I know I've heard Strawberry Heritage before. Not in regards to the music John Hanson himself makes (he's joined by a bunch of others on this release but he's the brainchild), but in regards to the sound. I've heard it in Japancakes, early Iron & Wine and even some of Michael Yonkers' folk stuff, and yet I can't get enough of it. This is starry-night folk music to be listened to either by yourself or with a lover around your arm but never anyone else. Its arrangements are strong enough to break a heart and soothing enough to mend it. A lot of people designate Americana as primarily acoustic folk music that just happens to be made in America, and for the most part they're right. How many times have we held up criteria asking for more stripped-down, more authentic folk music to keep the genre alive? Well, The New Rise is authentic but it is anything but stripped down. This is some of the most endearing, artfully composed folk music I've heard all year. Soft and beautiful, with a lyrical toughness that reveals itself in every song. Except the ones that don't have vocals.
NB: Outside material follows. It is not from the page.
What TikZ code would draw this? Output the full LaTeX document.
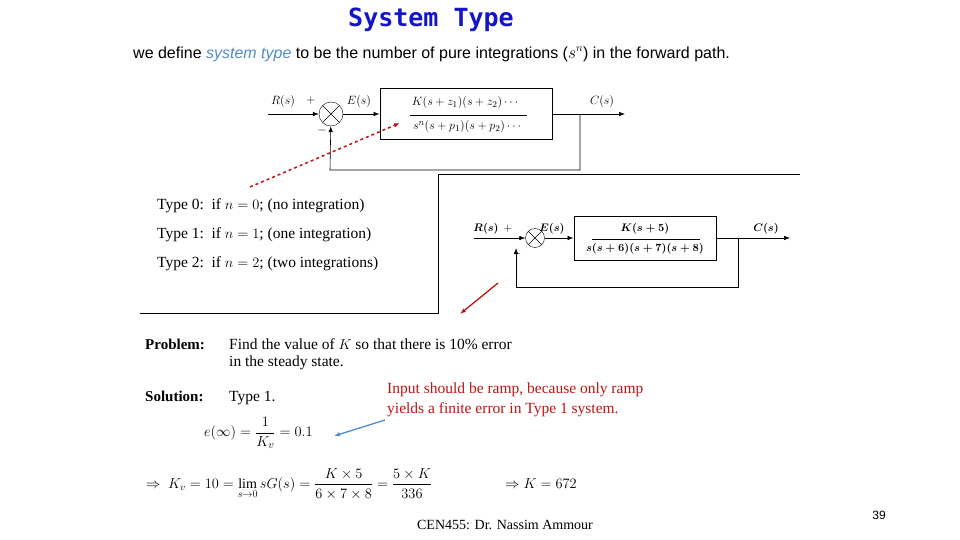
\documentclass[tikz,border=0pt]{standalone}
\usepackage{amsmath}
\usepackage{fontspec}
\setmainfont{Liberation Serif}
\newfontfamily\arialf{Liberation Sans}
\newfontfamily\titlef{DejaVu Sans Mono}
\usetikzlibrary{arrows.meta}
\definecolor{ttl}{RGB}{20,20,200}
\definecolor{dred}{RGB}{190,20,20}
\definecolor{lblue}{RGB}{80,140,200}
\begin{document}
\begin{tikzpicture}[x=1pt,y=-1pt,
  blk/.style={draw,line width=1pt,minimum width=#1,minimum height=50pt},
  sumj/.style={draw,circle,minimum size=#1,inner sep=0pt,path picture={\draw (path picture bounding box.north west)--(path picture bounding box.south east) (path picture bounding box.north east)--(path picture bounding box.south west);}},
  sig/.style={line width=0.6pt},
  tip/.style={-{Latex[length=6pt,width=4.5pt]}},
  lab/.style={font=\fontsize{13}{15}\selectfont, inner sep=0pt},
  slab/.style={font=\fontsize{11}{13}\selectfont, inner sep=0pt},
  body/.style={font=\fontsize{15.5}{17}\selectfont, anchor=west, inner sep=0pt}]
\useasboundingbox (0,0) rectangle (960,540);
\node[font=\titlef\fontsize{25}{28}\selectfont\bfseries,text=ttl] (title) at (431,20) {System Type};
\node[font=\arialf\fontsize{16}{18}\selectfont,anchor=west,inner sep=0pt] (def) at (133,54) {we define \textcolor{lblue}{\itshape system type} to be the number of pure integrations ($s^{n}$) in the forward path.};
% top diagram
\node[sumj=24pt] (s1) at (331,114) {};
\node[blk=172pt,minimum height=51pt] (g1) at (466,114) {};
\node (num1) at (466,103) {\fontsize{13}{15}\selectfont $K(s+z_1)(s+z_2)\cdots$};
\node (den1) at (468,127) {\fontsize{13}{15}\selectfont $s^{n}(s+p_1)(s+p_2)\cdots$};
\draw[sig] (410,115)--(527,115);
\coordinate (in1) at (268,114);
\coordinate (out1) at (625,114);
\coordinate (tap1) at (580,114);
\draw[sig,tip] (in1)--(s1);
\draw[sig,tip] (s1)--(g1);
\draw[sig,tip] (g1)--(out1);
\draw[sig,tip] (tap1)--(580,170)--(330,170)--(s1);
\node[lab] at (283,102) {$R(s)$};
\node[lab] at (359,102) {$E(s)$};
\node[lab] at (602,102) {$C(s)$};
\node[lab] at (311,101) {$+$};
\node[lab] at (322,131) {$-$};
\coordinate (dsA) at (250,187);
\coordinate (dsB) at (400,123);
\draw[dred,line width=1.5pt,dashed,-{Latex[length=6pt]}] (dsA)--(dsB);
% frame
\draw[line width=1pt] (140,313)--(438,313)--(438,175)--(800,175);
\node[body] (t0) at (157,206) {Type 0:\ \ if $n=0$; (no integration)};
\node[body] (t1) at (157,235) {Type 1:\ \ if $n=1$; (one integration)};
\node[body] (t2) at (157,264) {Type 2:\ \ if $n=2$; (two integrations)};
% second diagram
\node[sumj=19pt] (s2) at (535,238) {};
\node[blk=142pt,minimum height=44pt] (g2) at (645,238) {};
\node (num2) at (645,229) {\fontsize{11}{13}\selectfont $\boldsymbol{K(s+5)}$};
\node (den2) at (645,249) {\fontsize{11}{13}\selectfont $\boldsymbol{s(s+6)(s+7)(s+8)}$};
\draw[sig] (592,239)--(700,239);
\coordinate (in2) at (474,238);
\coordinate (out2) at (790,238);
\coordinate (tap2) at (738,238);
\draw[sig,tip] (in2)--(s2);
\draw[sig,tip] (s2)--(g2);
\draw[sig,tip] (g2)--(out2);
\draw[sig,tip] (tap2)--(738,287)--(516,287)--(516,248);
\node[slab] at (486,229) {$\boldsymbol{R(s)}$};
\node[slab] at (552,229) {$\boldsymbol{E(s)}$};
\node[slab] at (766,229) {$\boldsymbol{C(s)}$};
\node[slab] at (508,229) {$+$};
\node[slab] at (517,254) {$-$};
\coordinate (ra) at (498,283);
\coordinate (rb) at (460,314);
\draw[dred,line width=1.3pt,-{Latex[length=6pt]}] (ra)--(rb);
% problem
\node[body,font=\fontsize{15}{17}\selectfont\bfseries] (pl) at (145,344) {Problem:};
\node[body] (p1) at (229,344) {Find the value of $K$ so that there is 10\% error};
\node[body] (p2) at (229,363) {in the steady state.};
\node[body,font=\fontsize{15}{17}\selectfont\bfseries] (sl) at (145,396) {Solution:};
\node[body] (s1t) at (229,398) {Type 1.};
\node[body,text=dred] (r1) at (387,390) {Input should be ramp, because only ramp};
\node[body,text=dred] (r2) at (387,410) {yields a finite error in Type 1 system.};
\coordinate (ba) at (385,420);
\coordinate (bb) at (334,436);
\draw[lblue,line width=1.3pt,-{Latex[length=6pt]}] (ba)--(bb);
\node[anchor=west,inner sep=0pt] (eq1) at (204,433) {\fontsize{15}{17}\selectfont $e(\infty)=\dfrac{1}{K_v}=0.1$};
\node[anchor=west,inner sep=0pt] (eq2) at (146,484) {\fontsize{14}{16}\selectfont $\Rightarrow\ K_v=10=\lim\limits_{s\to 0} sG(s)=\dfrac{K\times 5}{6\times7\times8}=\dfrac{5\times K}{336}$};
\node[anchor=west,inner sep=0pt] (eq3) at (505,484) {\fontsize{14}{16}\selectfont $\Rightarrow K=672$};
\node[font=\fontsize{14}{16}\selectfont] (foot) at (505,525) {CEN455: Dr. Nassim Ammour};
\node[font=\arialf\fontsize{12}{14}\selectfont] (pg) at (879,515) {39};
\end{tikzpicture}
\end{document}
After the completely unnecessary opener "Dream Hard,” the album begins in earnest. It has rustic guitar-plunking sounds, lazily-felt but not lazily-done strumming that signals the maternal calls of suppertime, the babbling brook voice of Hanson himself, sometimes the cello and vibraphone. The deep woods sound of The New Rise inspires feelings of calm and peace, and, dude, there's even a sitar on "The Living Elder.” Oboes, clarinets and dulcimers also make themselves heard. If you are still saying no to this at this point there is just no helping you.
The best song is "Red Rock.” It's the most delicately arranged and also the most evocative. Hanson sings, "1929/the boom of a copper mines/money fell from the underground,” against a defensive guitar and banjo before an alleviating violin balances an equation that, in Hanson's mind, was never solved. you'll need maybe three songs to figure out if you like this album or not. As far as I'm concerned it's one of the best folk albums to come out of the states this year, and from Michigan of all places.
*I know it's borderline reprehensible to market a musician in the same write-up that markets another, but people really need to listen to more of Michael Yonkers so he'll get the hint that maybe he SHOULD rerelease all his recordings.